Technical Documentation¶

The analysis scripts can be found in the StoppingMuonAnalysis repository located in /home/lwitthaus/stoppingmuons/. The data processing makes use of additional methods defined in the ic3-labels and ic3-data repos.

The scripts for training the network are not included in the analysis repo. They can be found in the dnn_reco repo with a detailed documentation about their usage.

All scripts can be run using the virtual environment located in /home/lwitthaus/venvs/stmuons_py3v10/.

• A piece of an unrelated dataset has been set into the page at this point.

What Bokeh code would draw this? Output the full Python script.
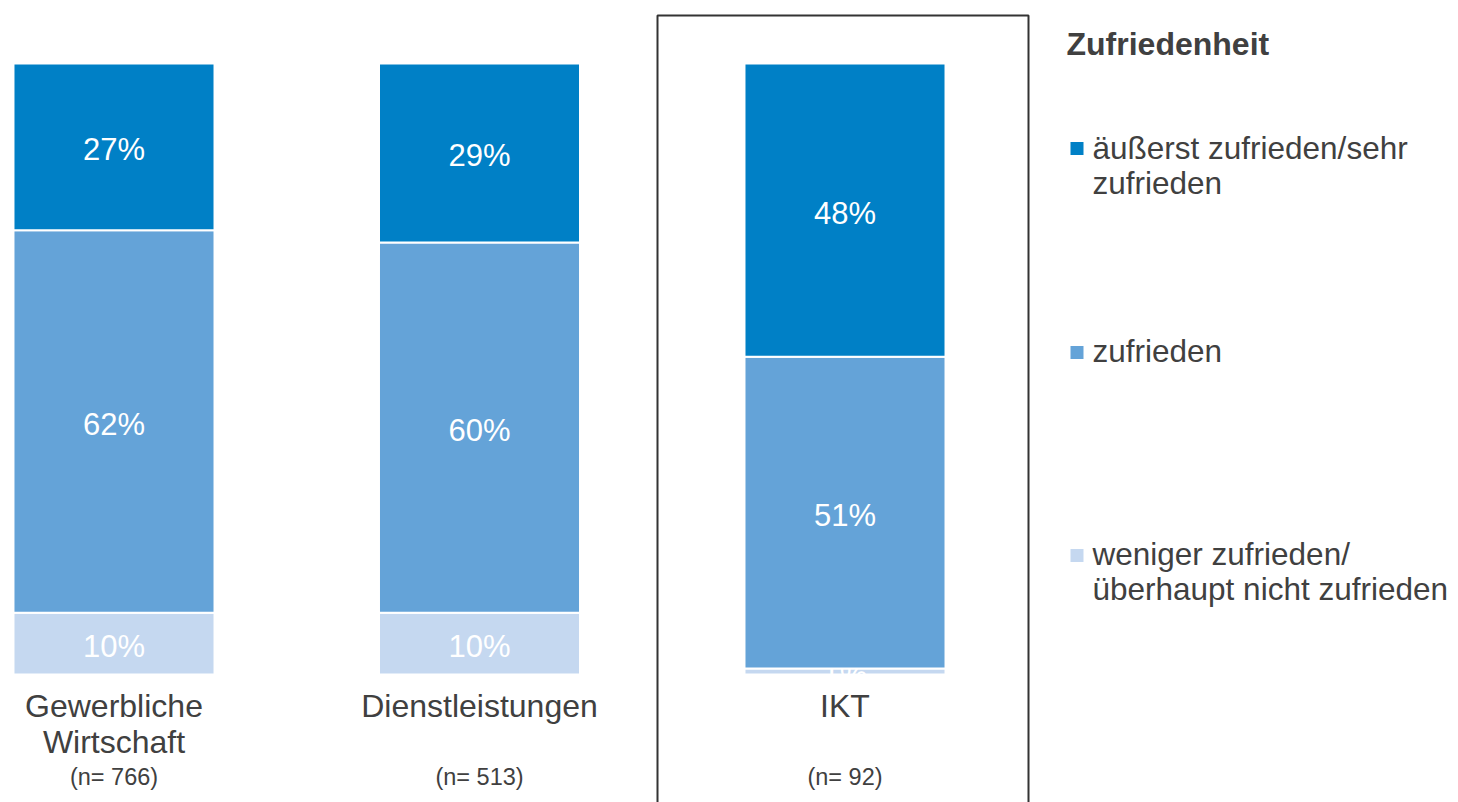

The general analysis workflow consists of the following steps:

Create labels for untriggered level 0 MC data (needed for effective area estimation)
Create the level 2 DNN training data
Train and export the networks
Apply the networks to MC/measured data
Create plots to check reconstruction quality (for MC only)
Calculate effective areas
Unfolding

Processing the data¶

All processing related scripts are located in the ic3-processing repository where the custom modules for this analysis are defined in /home/lwitthaus/stoppingmuons/stoppingmuons/processing/. and the configs to run the processing are stored in /home/lwitthaus/stoppingmuons/configs/processing. Information about their usage is provided in the corresponding README.md of the ic3-processing repo. It is possible to create jobfiles to run the scripts on the cluster with dagman (recommended) or run them locally (for testing).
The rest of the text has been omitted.